_The task_
Repeat the listing that follows, character for character, minus the pictures.
.....
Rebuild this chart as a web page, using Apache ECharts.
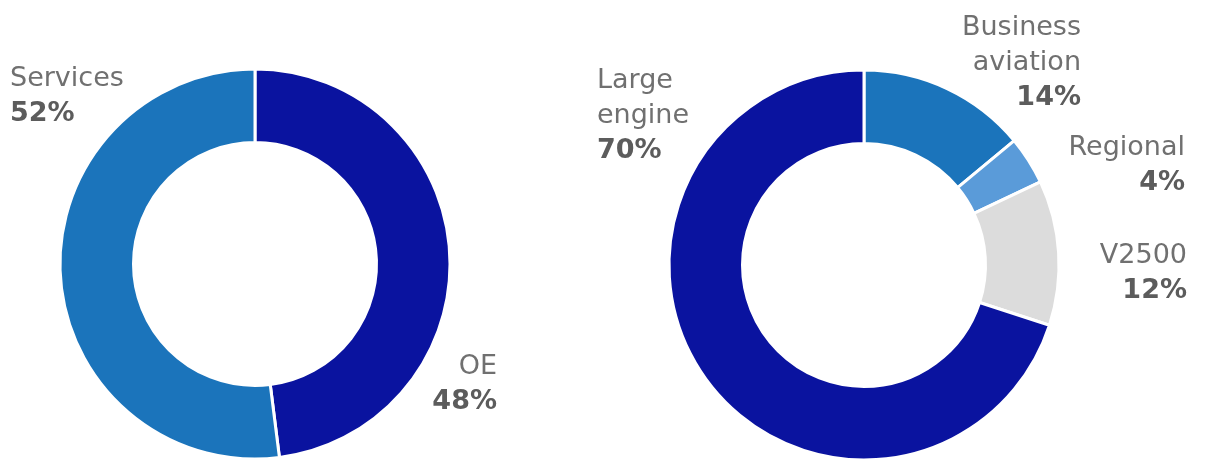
<!DOCTYPE html>
<html>
<head>
<meta charset="utf-8">
<script src="https://cdn.jsdelivr.net/npm/echarts@6/dist/echarts.min.js"></script>
<style>
html,body{margin:0;padding:0;background:#fff;}
#chart{width:1207px;height:473px;}
</style>
</head>
<body>
<div id="chart"></div>
<script>
// Left donut: revenue split
const leftNames = ['OE', 'Services'];
const leftValues = [48, 52];
const leftColors = ['#0a139f', '#1b74bb'];

// Right donut: OE split by segment
const rightNames = ['Business\naviation', 'Regional', 'V2500', 'Large\nengine'];
const rightValues = [14, 4, 12, 70];
const rightColors = ['#1b74bb', '#5a9bd9', '#dcdcdc', '#0a139f'];

// Label anchor layout (top of label block, alignment)
const leftLabelPos = [
  {x: 497, y: 349, align: 'right'},
  {x: 10, y: 61, align: 'left'}
];
const rightLabelPos = [
  {x: 1081, y: 10, align: 'right'},
  {x: 1185, y: 130, align: 'right'},
  {x: 1187, y: 238, align: 'right'},
  {x: 597, y: 63, align: 'left'}
];

function buildData(names, values, colors) {
  return names.map((n, i) => ({name: n, value: values[i], itemStyle: {color: colors[i]}}));
}

const FONT = '"DejaVu Sans", sans-serif';

function makeSeries(center, names, values, colors, pos) {
  return {
    type: 'pie',
    center: center,
    radius: [121.5, 195],
    startAngle: 90,
    clockwise: true,
    avoidLabelOverlap: false,
    animation: false,
    silent: true,
    itemStyle: {borderColor: '#ffffff', borderWidth: 3},
    labelLine: {show: false},
    label: {
      show: true,
      position: 'outside',
      formatter: (p) => {
        const lines = p.name.split('\n').map(s => '{n|' + s + '}');
        return lines.join('\n') + '\n{p|' + p.value + '%}';
      },
      rich: {
        n: {fontSize: 27, color: '#707070', fontFamily: FONT, lineHeight: 35},
        p: {fontSize: 27, color: '#5c5c5c', fontWeight: 'bold', fontFamily: FONT, lineHeight: 35}
      }
    },
    labelLayout: (params) => {
      const q = pos[params.dataIndex];
      return {x: q.x, y: q.y, align: q.align, verticalAlign: 'top'};
    },
    data: buildData(names, values, colors)
  };
}

const chart = echarts.init(document.getElementById('chart'), null, {renderer: 'canvas'});
chart.setOption({
  backgroundColor: '#ffffff',
  series: [
    makeSeries([255, 264], leftNames, leftValues, leftColors, leftLabelPos),
    makeSeries([864, 265], rightNames, rightValues, rightColors, rightLabelPos)
  ]
});
</script>
</body>
</html>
.....
_Task result_
Rebuild this chart as a web page, using Apache ECharts.
<!DOCTYPE html>
<html>
<head>
<meta charset="utf-8">
<script src="https://cdn.jsdelivr.net/npm/echarts@6/dist/echarts.min.js"></script>
<style>
html,body{margin:0;padding:0;background:#fff;}
#chart{width:1207px;height:473px;}
</style>
</head>
<body>
<div id="chart"></div>
<script>
// Left donut: revenue split
const leftNames = ['OE', 'Services'];
const leftValues = [48, 52];
const leftColors = ['#0a139f', '#1b74bb'];

// Right donut: OE split by segment
const rightNames = ['Business\naviation', 'Regional', 'V2500', 'Large\nengine'];
const rightValues = [14, 4, 12, 70];
const rightColors = ['#1b74bb', '#5a9bd9', '#dcdcdc', '#0a139f'];

// Label anchor layout (top of label block, alignment)
const leftLabelPos = [
  {x: 497, y: 349, align: 'right'},
  {x: 10, y: 61, align: 'left'}
];
const rightLabelPos = [
  {x: 1081, y: 10, align: 'right'},
  {x: 1185, y: 130, align: 'right'},
  {x: 1187, y: 238, align: 'right'},
  {x: 597, y: 63, align: 'left'}
];

function buildData(names, values, colors) {
  return names.map((n, i) => ({name: n, value: values[i], itemStyle: {color: colors[i]}}));
}

const FONT = '"DejaVu Sans", sans-serif';

function makeSeries(center, names, values, colors, pos) {
  return {
    type: 'pie',
    center: center,
    radius: [121.5, 195],
    startAngle: 90,
    clockwise: true,
    avoidLabelOverlap: false,
    animation: false,
    silent: true,
    itemStyle: {borderColor: '#ffffff', borderWidth: 3},
    labelLine: {show: false},
    label: {
      show: true,
      position: 'outside',
      formatter: (p) => {
        const lines = p.name.split('\n').map(s => '{n|' + s + '}');
        return lines.join('\n') + '\n{p|' + p.value + '%}';
      },
      rich: {
        n: {fontSize: 27, color: '#707070', fontFamily: FONT, lineHeight: 35},
        p: {fontSize: 27, color: '#5c5c5c', fontWeight: 'bold', fontFamily: FONT, lineHeight: 35}
      }
    },
    labelLayout: (params) => {
      const q = pos[params.dataIndex];
      return {x: q.x, y: q.y, align: q.align, verticalAlign: 'top'};
    },
    data: buildData(names, values, colors)
  };
}

const chart = echarts.init(document.getElementById('chart'), null, {renderer: 'canvas'});
chart.setOption({
  backgroundColor: '#ffffff',
  series: [
    makeSeries([255, 264], leftNames, leftValues, leftColors, leftLabelPos),
    makeSeries([864, 265], rightNames, rightValues, rightColors, rightLabelPos)
  ]
});
</script>
</body>
</html>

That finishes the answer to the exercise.